Per ora è ancora tutto in discussione, ma bisogna trovare il punto di equilibrio su molti temi. Ci sono divergenze per esempio sull’introduzione della possibilità per gli elettori di esprimere delle preferenze. Io credo sia giusto mandare in Parlamento una persona scelta dall’elettorato, ma alcuni Paesi non vogliono neanche parlarne. Sull’argomento delle liste transnazionali, che permetterebbero ai residenti di ciascuno Stato membro di votare un candidato di un altro Paese, bisogna combattere con le ritrosie di alcuni Paesi di piccola dimensione che temono di perdere voce in Parlamento in caso di vittoria da parte di una lista di candidati provenienti dai Paesi geograficamente più grandi. Credo che esprimere il proprio voto per un candidato di un altro Stato perché si condivide le idee che quest’ultimo promuove significa prendere in prestito un senso dell’Europa che i più giovani invece hanno.

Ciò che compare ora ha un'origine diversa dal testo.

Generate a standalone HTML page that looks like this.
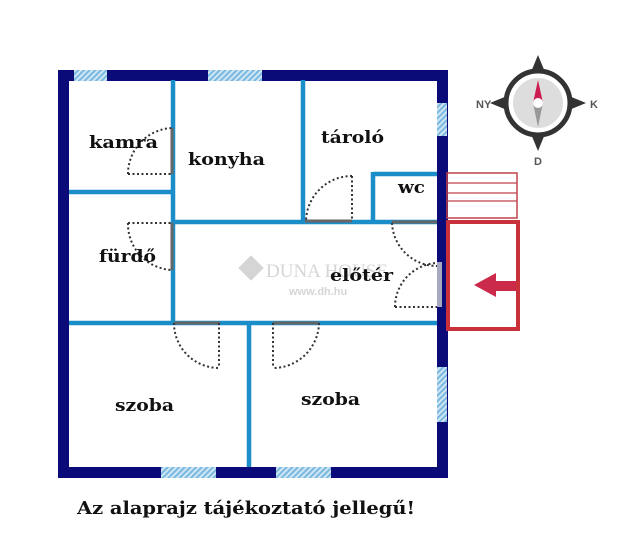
<!DOCTYPE html>
<html><head><meta charset="utf-8"><style>
html,body{margin:0;padding:0;background:#fff;}
svg{display:block;}
.l{font-family:"DejaVu Serif","Liberation Serif",serif;font-weight:bold;fill:#111;}
</style></head><body>
<svg width="640" height="553" viewBox="0 0 640 553" xmlns="http://www.w3.org/2000/svg">
<defs>
<pattern id="h" width="4" height="4" patternUnits="userSpaceOnUse" patternTransform="rotate(45)">
<rect width="4" height="4" fill="#cfe6f5"/><rect width="2" height="4" fill="#7ab8e0"/>
</pattern>
</defs>
<rect x="63.5" y="75.5" width="379" height="397" fill="none" stroke="#0a0a78" stroke-width="11"/>
<rect x="74" y="70" width="33" height="11" fill="url(#h)"/>
<rect x="208" y="70" width="54" height="11" fill="url(#h)"/>
<rect x="437" y="103" width="10" height="33" fill="url(#h)"/>
<rect x="437" y="367" width="10" height="55" fill="url(#h)"/>
<rect x="161" y="467" width="55" height="11" fill="url(#h)"/>
<rect x="276" y="467" width="55" height="11" fill="url(#h)"/>
<g stroke="#1b8dc8" stroke-width="4.5" fill="none">
<line x1="173" y1="80" x2="173" y2="323"/>
<line x1="69" y1="192" x2="173" y2="192"/>
<line x1="303" y1="80" x2="303" y2="222"/>
<line x1="173" y1="222" x2="437" y2="222"/>
<line x1="373" y1="172" x2="373" y2="222"/>
<line x1="373" y1="174" x2="437" y2="174"/>
<line x1="69" y1="323" x2="437" y2="323"/>
<line x1="249" y1="323" x2="249" y2="467"/>
</g>
<g stroke="#666" stroke-width="3">
<line x1="172" y1="128" x2="172" y2="174"/>
<line x1="172" y1="223" x2="172" y2="270"/>
<line x1="305" y1="221" x2="352" y2="221"/>
<line x1="392" y1="222" x2="437" y2="222"/>
<line x1="174" y1="323" x2="220" y2="323"/>
<line x1="273" y1="323" x2="319" y2="323"/>
</g>
<rect x="437" y="262" width="5" height="45" fill="#a8a8c0"/>
<g stroke="#333" stroke-width="2" stroke-dasharray="2,2.5" fill="none">
<path d="M128 174 H172 M128 174 A46 46 0 0 1 172 128"/>
<path d="M128 223 H172 M128 223 A46 46 0 0 0 172 270"/>
<path d="M352 176 V221 M352 176 A46 46 0 0 0 306 221"/>
<path d="M392 223 A45 45 0 0 0 437 266"/>
<path d="M395 307 H437 M395 307 A44 44 0 0 1 437 263"/>
<path d="M219 323 V368 M174 323 A45 45 0 0 0 219 368"/>
<path d="M273 323 V368 M319 323 A46 46 0 0 1 273 368"/>
</g>
<g stroke="#c0404a" fill="none">
<rect x="447" y="173" width="70" height="45" stroke-width="1.5"/>
<line x1="447" y1="183" x2="517" y2="183" stroke-width="1.2"/>
<line x1="447" y1="193" x2="517" y2="193" stroke-width="1.2"/>
<line x1="447" y1="201" x2="517" y2="201" stroke-width="1.2"/>
<rect x="448" y="222" width="70" height="107" stroke-width="4" stroke="#c8303a"/>
</g>
<polygon points="474,285 496,273 496,281 516,281 516,291 496,291 496,297" fill="#cc2a4a"/>
<g opacity="0.35">
<rect x="242" y="259" width="18" height="18" transform="rotate(45 251 268)" fill="#888"/>
<text x="266" y="277" font-family="Liberation Serif,serif" font-size="19" fill="#888">DUNA HOUSE</text>
<text x="289" y="295" font-family="Liberation Sans,sans-serif" font-weight="bold" font-size="11" fill="#888">www.dh.hu</text>
</g>
<text class="l" x="89" y="148" font-size="17" textLength="69" lengthAdjust="spacingAndGlyphs">kamra</text>
<text class="l" x="188" y="165" font-size="17" textLength="77" lengthAdjust="spacingAndGlyphs">konyha</text>
<text class="l" x="321" y="143" font-size="17" textLength="63" lengthAdjust="spacingAndGlyphs">tároló</text>
<text class="l" x="398" y="193" font-size="17" textLength="27" lengthAdjust="spacingAndGlyphs">wc</text>
<text class="l" x="99" y="262" font-size="17" textLength="57" lengthAdjust="spacingAndGlyphs">fürdő</text>
<text class="l" x="330" y="281" font-size="17" textLength="63" lengthAdjust="spacingAndGlyphs">előtér</text>
<text class="l" x="115" y="411" font-size="17" textLength="59" lengthAdjust="spacingAndGlyphs">szoba</text>
<text class="l" x="301" y="405" font-size="17" textLength="59" lengthAdjust="spacingAndGlyphs">szoba</text>
<text class="l" x="77" y="514" font-size="18" textLength="338" lengthAdjust="spacingAndGlyphs">Az alaprajz tájékoztató jellegű!</text>
<g>
<polygon points="538,55 545,72 531,72" fill="#333"/>
<polygon points="538,151 545,134 531,134" fill="#333"/>
<polygon points="490,103 507,96 507,110" fill="#333"/>
<polygon points="586,103 569,96 569,110" fill="#333"/>
<circle cx="538" cy="103" r="32" fill="#fff" stroke="#333" stroke-width="5"/>
<circle cx="538" cy="103" r="26" fill="#ddd" stroke="#fff" stroke-width="2"/>
<polygon points="538,80 543,103 533,103" fill="#cc1c50"/>
<polygon points="538,127 543,103 533,103" fill="#999"/>
<circle cx="538" cy="103" r="5" fill="#fff"/>
<text x="476" y="108" font-family="Liberation Sans,sans-serif" font-weight="bold" font-size="11" fill="#555">NY</text>
<text x="590" y="108" font-family="Liberation Sans,sans-serif" font-weight="bold" font-size="11" fill="#555">K</text>
<text x="534" y="165" font-family="Liberation Sans,sans-serif" font-weight="bold" font-size="11" fill="#555">D</text>
</g>
</svg>
</body></html>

In Parlamento quali sono le posizioni invece?
La proposta che ha ricevuto più consensi è stata quella del voto ai sedicenni, anche se il tema non è piaciuto al Partito Popolare. Ammetto però che anche all’interno dei socialisti ci sono disaccordi su alcuni meccanismi. C’è una valutazione molto positiva sulle liste transnazionali e sull’equilibrio geografico nella rappresentanza tra Paesi e sulla pari rappresentanza di genere che dovrebbero incorporare. Ma c’è divergenza sul principio dello Spitzenkandidat, che secondo alcuni tenderebbe a dare un’impronta quasi presidenziale alle elezioni per il Parlamento europeo.
Specialmente con la creazione di una circoscrizione paneuropea non avete il timore che le segreterie dei partiti nazionali possano opporre resistenza?
A quel punto dovremmo davvero chiederci cosa vogliamo fare dell’UE. In ogni caso nell’introdurre queste novità bisogna comportarsi con senso di equilibro e gradualità. Il fatto che possano esistere delle liste transnazionali sulla scheda elettorale non significa che si debba togliere spazio politico ai partiti nazionali. Comprendo che non si può cambiare tutto da un giorno all’altro, ma poter scegliere tra alcune liste per eleggere alcuni eurodeputati a livello transnazionale può essere un primo passo per creare una delle condizioni fondamentali per rendere più democratica l’Unione Europea.
Cosa ci si può aspettare dalla Conferenza sul Futuro dell’Europa?
La speranza e l’impegno devono essere rivolti a risolvere alcune delle assurdità istituzionali che ci sono nell’UE, come quella che riguarda la frammentazione delle leggi elettorali per decidere il Parlamento europeo o quella del principio dell’unanimità con cui il Consiglio può, con il veto di un solo Paese, vanificare una decisione approvata a larghissima maggioranza dal Parlamento. Mi auguro che l’Unione Europea possa uscire dalla Conferenza con più forza per contrastare le decisioni prese dai singoli stati che non sono fatte nell’interesse della democrazia e della cittadinanza europea.
Può essere la riforma dei trattati la strada maestra da seguire?
Non vedo un’alternativa valida per superare gli egoismi sollevati di volta in volta dai singoli Stati. Solo una richiesta avanzata da milioni di cittadini può far cambiare idea a chi non la condivide. Certe battaglie si vincono solo insieme.